### EXERCISE PROMPT
All lines from the top of the records below through the line holding "(\n.north) -- (acc.south);", and only those, should be printed exactly, minus the pictures.

+ + + + + + +

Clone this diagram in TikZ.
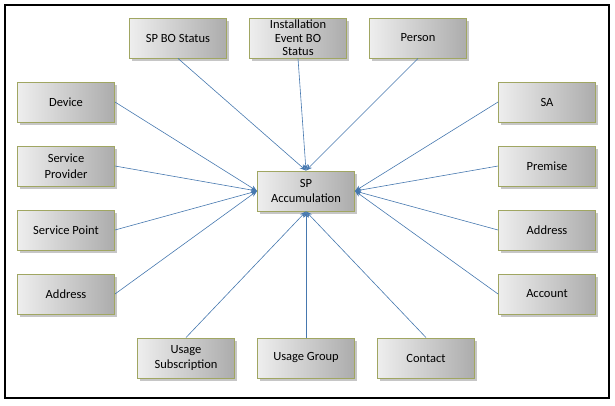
\documentclass[tikz,border=0pt]{standalone}
\usepackage{fontspec}
\setmainfont{Carlito}
\usetikzlibrary{arrows.meta,shadows}
\definecolor{splink}{RGB}{70,120,175}
\definecolor{spedge}{RGB}{160,166,98}
\definecolor{spfillL}{RGB}{238,238,238}
\definecolor{spfillR}{RGB}{172,172,172}

\begin{document}
\begin{tikzpicture}[
    x=1pt, y=-1pt,
    >={Stealth[length=2.2mm,width=1.7mm]},
    link/.style={->, draw=splink, line width=0.6pt},
    ent/.style={rectangle, draw=spedge, line width=0.9pt,
      left color=spfillL, right color=spfillR,
      minimum width=97pt, minimum height=40pt, inner sep=0pt,
      align=center, font=\fontsize{12.5}{15.5}\selectfont,
      drop shadow={shadow xshift=2pt, shadow yshift=-2.5pt, opacity=0.45}},
  ]
  \useasboundingbox (0,0) rectangle (615,405);
  \draw[black, line width=1.2pt] (5,5) rectangle (609,398);

  %% ---------------- centre ----------------
  \node[ent] (acc) at (306,191) {SP\\Accumulation};

  %% ---------------- top row ----------------
  \node[ent] (bost) at (178,38) {SP BO Status};
  \node[ent, font=\fontsize{12.5}{13.5}\selectfont] (inst) at (298,38) {Installation\\Event BO\\Status};
  \node[ent] (pers) at (418,38) {Person};

  %% ---------------- left column ----------------
  \node[ent] (dev)   at (66,102) {Device};
  \node[ent] (prov)  at (66,166) {Service\\Provider};
  \node[ent] (spt)   at (66,230) {Service Point};
  \node[ent] (addrl) at (66,294) {Address};

  %% ---------------- right column ----------------
  \node[ent] (sa)    at (547,102) {SA};
  \node[ent] (prem)  at (547,166) {Premise};
  \node[ent] (addrr) at (547,230) {Address};
  \node[ent] (acct)  at (547,294) {Account};

  %% ---------------- bottom row ----------------
  \node[ent] (usub) at (186,358) {Usage\\Subscription};
  \node[ent] (ugrp) at (306,358) {Usage Group};
  \node[ent] (cont) at (426,358) {Contact};

  %% ---------------- links ----------------
  \foreach \n in {bost,inst,pers} \draw[link] (\n.south) -- (acc.north);
  \foreach \n in {dev,prov,spt,addrl} \draw[link] (\n.east) -- (acc.west);
  \foreach \n in {sa,prem,addrr,acct} \draw[link] (\n.west) -- (acc.east);
  \foreach \n in {usub,ugrp,cont} \draw[link] (\n.north) -- (acc.south);

\end{tikzpicture}
\end{document}
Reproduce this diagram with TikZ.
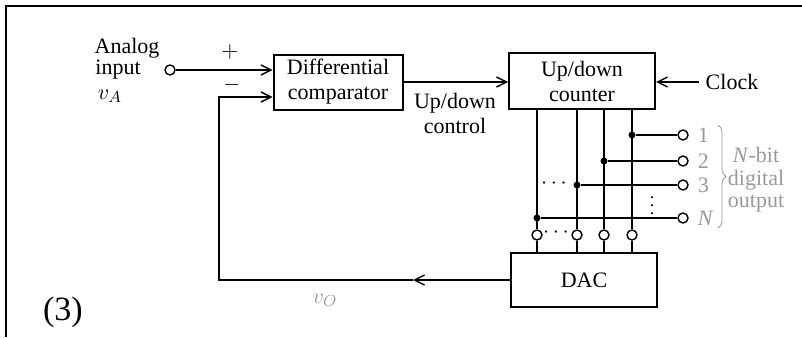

+ + + + + + +

### RESPONSE
Clone this diagram in TikZ.
\documentclass[tikz,border=0pt]{standalone}
\usepackage{fontspec}
\setmainfont{Carlito}
\usetikzlibrary{arrows.meta,shadows}
\definecolor{splink}{RGB}{70,120,175}
\definecolor{spedge}{RGB}{160,166,98}
\definecolor{spfillL}{RGB}{238,238,238}
\definecolor{spfillR}{RGB}{172,172,172}

\begin{document}
\begin{tikzpicture}[
    x=1pt, y=-1pt,
    >={Stealth[length=2.2mm,width=1.7mm]},
    link/.style={->, draw=splink, line width=0.6pt},
    ent/.style={rectangle, draw=spedge, line width=0.9pt,
      left color=spfillL, right color=spfillR,
      minimum width=97pt, minimum height=40pt, inner sep=0pt,
      align=center, font=\fontsize{12.5}{15.5}\selectfont,
      drop shadow={shadow xshift=2pt, shadow yshift=-2.5pt, opacity=0.45}},
  ]
  \useasboundingbox (0,0) rectangle (615,405);
  \draw[black, line width=1.2pt] (5,5) rectangle (609,398);

  %% ---------------- centre ----------------
  \node[ent] (acc) at (306,191) {SP\\Accumulation};

  %% ---------------- top row ----------------
  \node[ent] (bost) at (178,38) {SP BO Status};
  \node[ent, font=\fontsize{12.5}{13.5}\selectfont] (inst) at (298,38) {Installation\\Event BO\\Status};
  \node[ent] (pers) at (418,38) {Person};

  %% ---------------- left column ----------------
  \node[ent] (dev)   at (66,102) {Device};
  \node[ent] (prov)  at (66,166) {Service\\Provider};
  \node[ent] (spt)   at (66,230) {Service Point};
  \node[ent] (addrl) at (66,294) {Address};

  %% ---------------- right column ----------------
  \node[ent] (sa)    at (547,102) {SA};
  \node[ent] (prem)  at (547,166) {Premise};
  \node[ent] (addrr) at (547,230) {Address};
  \node[ent] (acct)  at (547,294) {Account};

  %% ---------------- bottom row ----------------
  \node[ent] (usub) at (186,358) {Usage\\Subscription};
  \node[ent] (ugrp) at (306,358) {Usage Group};
  \node[ent] (cont) at (426,358) {Contact};

  %% ---------------- links ----------------
  \foreach \n in {bost,inst,pers} \draw[link] (\n.south) -- (acc.north);
  \foreach \n in {dev,prov,spt,addrl} \draw[link] (\n.east) -- (acc.west);
  \foreach \n in {sa,prem,addrr,acct} \draw[link] (\n.west) -- (acc.east);
  \foreach \n in {usub,ugrp,cont} \draw[link] (\n.north) -- (acc.south);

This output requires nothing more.